Libertarians don't typically inspire optimism; many of them are so right about how the system works their outlook is understandably bleak. Kevin, your writings and this site are glaring exceptions, you're both *right and confident*. Bravo again!
Why should anybody trust this thing? If \the State Department is on board with the project\, that really, really doesn’t inspire confidence. http://blog.jgc.org/2010/08/shut-up-and-ship.html
And while this might be designed to tackle the right problems, isn’t there something rather unsavoury about jumping on the anti-Iran bandwagon to promote (/fund?) it?
Ok, let's assume you're right and the US is happy to promote its own destruction because they're a bunch of blundering n00bs when it comes to SIGINT (which is stupid but that's not the point).
The point is, as I understand it nobody knows how this works, or if it works, or who is able to circumvent it. In the world of grown-up crypto (as used by governments, banks, mobsters etc) that's normally considered fatal. No serious actor would use such a system. Good crypto is open.
I’m kind of with Joeboy on this. Any paranoia about US govt. involvement aside, I wouldn’t trust any crypto software that hasn’t at least been vetted by cryptologists that I trust by reputation. That it is closed-source, and doesn’t include any technical details on the website, does not inspire the trust.
Even cryptographic software that’s well-designed and well-implemented is a risk if you trust it to handle a threat model it wasn’t designed to handle. Tor is the canonical example of this. It provides anonymous routing, but does not provide end-to-end encryption. If you don’t provide end-to-end encryption yourself (which you should, and which the Tor manual tells you to do), any Tor exit node may be able to snoop on your traffic, and many of them exist to do precisely this. What is Haystack’s threat model, and how does it address it? We don’t know. Even if the implementation is perfect, is there an obvious way you can misuse it, as with Tor? We don’t know.
I strongly recommend the article that Joeboy recommended. It really lays out the problems with this.
JoeBoy and GCU Prosthetic Conscience – right on… closed-source = insecure, almost by definition. I would not trust anything that won’t let me see its source.
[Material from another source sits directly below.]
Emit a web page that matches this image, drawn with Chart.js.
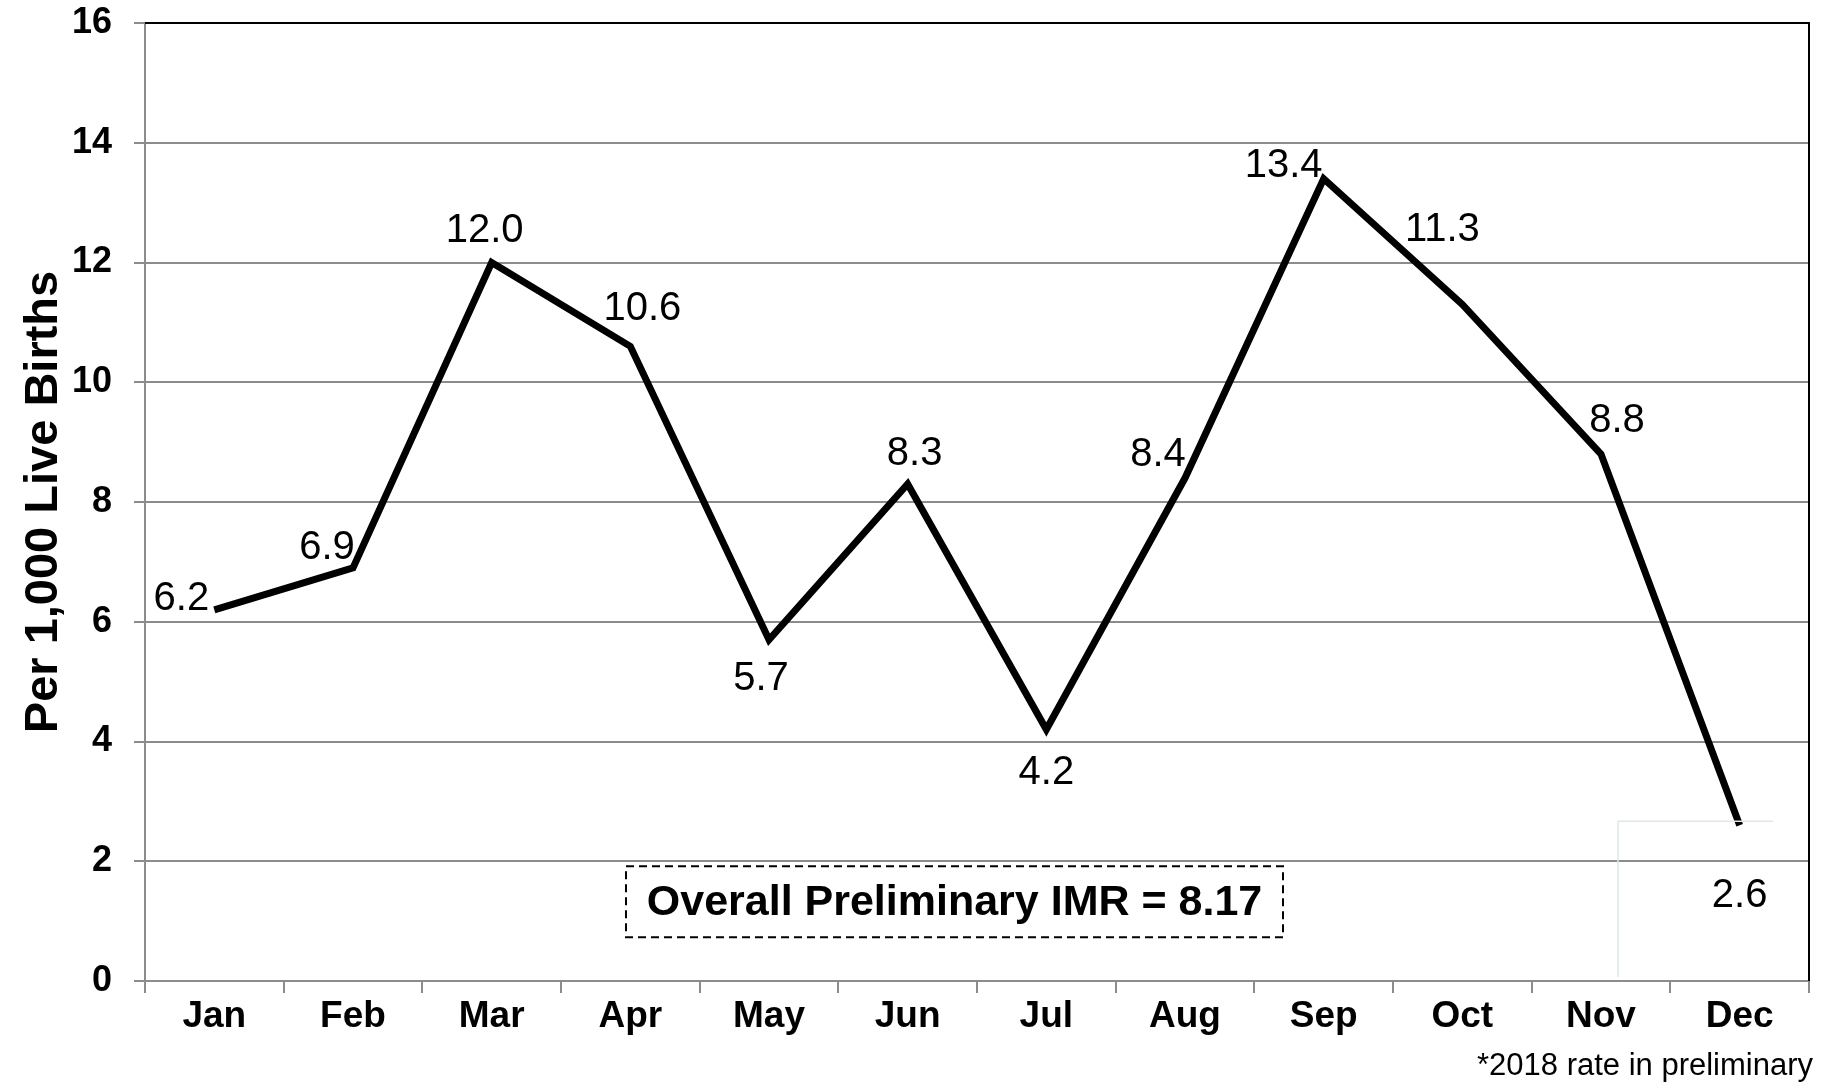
<!DOCTYPE html>
<html lang="en">
<head>
<meta charset="UTF-8">
<title>Monthly Infant Mortality Rate, 2018</title>
<script src="https://cdn.jsdelivr.net/npm/chart.js"></script>
<style>
  html, body { margin: 0; padding: 0; background: #fff; }
  canvas { display: block; }
</style>
</head>
<body>
<canvas id="imrChart" width="1837" height="1083"></canvas>
<script>
const months = ['Jan', 'Feb', 'Mar', 'Apr', 'May', 'Jun', 'Jul', 'Aug', 'Sep', 'Oct', 'Nov', 'Dec'];
const imrRates = [6.2, 6.9, 12.0, 10.6, 5.7, 8.3, 4.2, 8.4, 13.4, 11.3, 8.8, 2.6];
const yTickValues = [0, 2, 4, 6, 8, 10, 12, 14, 16];
const overallNote = 'Overall Preliminary IMR = 8.17';
const footNote = '*2018 rate in preliminary';

// where each value label sits, relative to its point (px)
const labelDx = [-33, -26, -7, 12, -8, 7, 0, -27, -40, -20, 16, 0];
const labelDy = [-11, -20, -32, -37, 39, -30, 43, -23, -13, -74, -33, 71];

const FONT = '"Liberation Sans", Arial, Helvetica, sans-serif';
const GRID = '#8c8c8c';

const extrasPlugin = {
    id: 'extras',
    afterDatasetsDraw(chart) {
        const ctx = chart.ctx;
        const meta = chart.getDatasetMeta(0);
        ctx.save();
        ctx.fillStyle = '#000';
        ctx.font = '40px ' + FONT;
        ctx.textAlign = 'center';
        ctx.textBaseline = 'middle';
        meta.data.forEach((pt, i) => {
            ctx.fillText(imrRates[i].toFixed(1), pt.x + labelDx[i], pt.y + labelDy[i]);
        });
        ctx.restore();
    },
    afterDraw(chart) {
        const ctx = chart.ctx;
        const area = chart.chartArea;
        const y = chart.scales.y;
        ctx.save();

        // black top and right frame
        ctx.strokeStyle = '#000';
        ctx.lineWidth = 2;
        ctx.beginPath();
        ctx.moveTo(area.left, area.top);
        ctx.lineTo(area.right, area.top);
        ctx.lineTo(area.right, area.bottom);
        ctx.stroke();

        // faint empty text box near Dec
        ctx.strokeStyle = '#dde9e8';
        ctx.lineWidth = 1.5;
        ctx.beginPath();
        ctx.moveTo(area.left + 1473, area.bottom - 4);
        ctx.lineTo(area.left + 1473, y.getPixelForValue(2.67));
        ctx.lineTo(area.left + 1628, y.getPixelForValue(2.67));
        ctx.stroke();

        // overall IMR box
        const bx = 626, by = y.getPixelForValue(2) + 5, bw = 657, bh = 71;
        ctx.fillStyle = '#fff';
        ctx.fillRect(bx, by, bw, bh);
        ctx.strokeStyle = '#000';
        ctx.lineWidth = 2;
        ctx.setLineDash([8, 5]);
        ctx.strokeRect(bx, by, bw, bh);
        ctx.setLineDash([]);
        ctx.fillStyle = '#000';
        ctx.font = 'bold 43px ' + FONT;
        ctx.textAlign = 'center';
        ctx.textBaseline = 'middle';
        ctx.fillText(overallNote, bx + bw / 2, by + bh / 2 + 1);

        // footnote
        ctx.font = '31px ' + FONT;
        ctx.textAlign = 'right';
        ctx.textBaseline = 'alphabetic';
        ctx.fillText(footNote, 1813, 1075);
        ctx.restore();
    }
};

new Chart(document.getElementById('imrChart'), {
    type: 'line',
    data: {
        labels: months,
        datasets: [{
            data: imrRates,
            borderColor: '#000',
            borderWidth: 7,
            pointRadius: 0,
            tension: 0,
            fill: false
        }]
    },
    options: {
        responsive: false,
        animation: false,
        layout: { padding: { top: 23, right: 28, left: 0, bottom: 0 } },
        plugins: {
            legend: { display: false },
            tooltip: { enabled: false }
        },
        scales: {
            x: {
                offset: true,
                grid: {
                    offset: true,
                    drawOnChartArea: false,
                    color: GRID,
                    lineWidth: 2,
                    tickLength: 12
                },
                border: { color: GRID, width: 2 },
                ticks: {
                    color: '#000',
                    font: { family: FONT, size: 37, weight: 'bold' },
                    padding: 2,
                    maxRotation: 0,
                    autoSkip: false
                },
                afterFit(scale) {
                    scale.height = 102;
                    scale.paddingLeft = 0;
                    scale.paddingRight = 0;
                }
            },
            y: {
                min: 0,
                max: 16,
                afterBuildTicks(scale) {
                    scale.ticks = yTickValues.map(v => ({ value: v }));
                },
                grid: {
                    color: GRID,
                    lineWidth: 2,
                    tickLength: 11
                },
                border: { color: GRID, width: 2 },
                ticks: {
                    color: '#000',
                    font: { family: FONT, size: 36, weight: 'bold' },
                    padding: 22
                },
                title: {
                    display: true,
                    text: 'Per 1,000 Live Births',
                    color: '#000',
                    font: { family: FONT, size: 47, weight: 'bold' },
                    padding: { top: 16, bottom: 0 }
                },
                afterFit(scale) {
                    scale.width = 145;
                    scale.paddingTop = 0;
                    scale.paddingBottom = 0;
                }
            }
        }
    },
    plugins: [extrasPlugin]
});
</script>
</body>
</html>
There’s been a lot of stories recently, put about in order to reduce public confidence in pseudonymising and encryption mechanisms – partly in order to try and deter folks from contributing to Wikileaks (which has had a MASSIVE increase in the volume of submissions recently), but also more generally because the State hates the idea that people can exchange informatin that the State can’t see.
The story is always about someone who does something dumb – like sending unencryted traffic through TOR (which means that the exit node gets it ‘in clear’ – so, listen at an exit node and get traffic thqt the sender is too stupid to encrypt…).
Folks need to understand the differences between SSH tunnels/proxy cascades/TOR/JAP (things that provide ecryption en route, and/or pseudonymity) and encryption.
If you’ve got something that is sensitive that you don’t want snooped, you have to encrypt it first.
gnuPGP has a plugin for Thunderbird if you want a constant keyset… but it’s better to set up a mechanism by which each end of the transaction knows where to get the decrypt key.
Good places to put keyrefs: have the decrypt key be an extract from one of the posts on alt.anonymous.messages (do it properly, and that’s as close to a one-time-pad mechanism as you’ll ever get… the sole residual risk s the but at the other end).
Encrypt EVERYTHING – just to get used to the habit. Every bit of my web traffic goes out in part through an encrypted SSH tunnel: not because I am trying to buy nuclear trigger elements from Israeli eBay, but because it forces the droogs to capture and store yet more useless garbage that they will never get around to decrypting.
Cheerio
GT
For anyone still subscribed to this thread, there'a an update at http://blog.jgc.org/2010/09/haystack-project-resp…
Postscript: Looks like the skeptics were right on this one and I was wrong.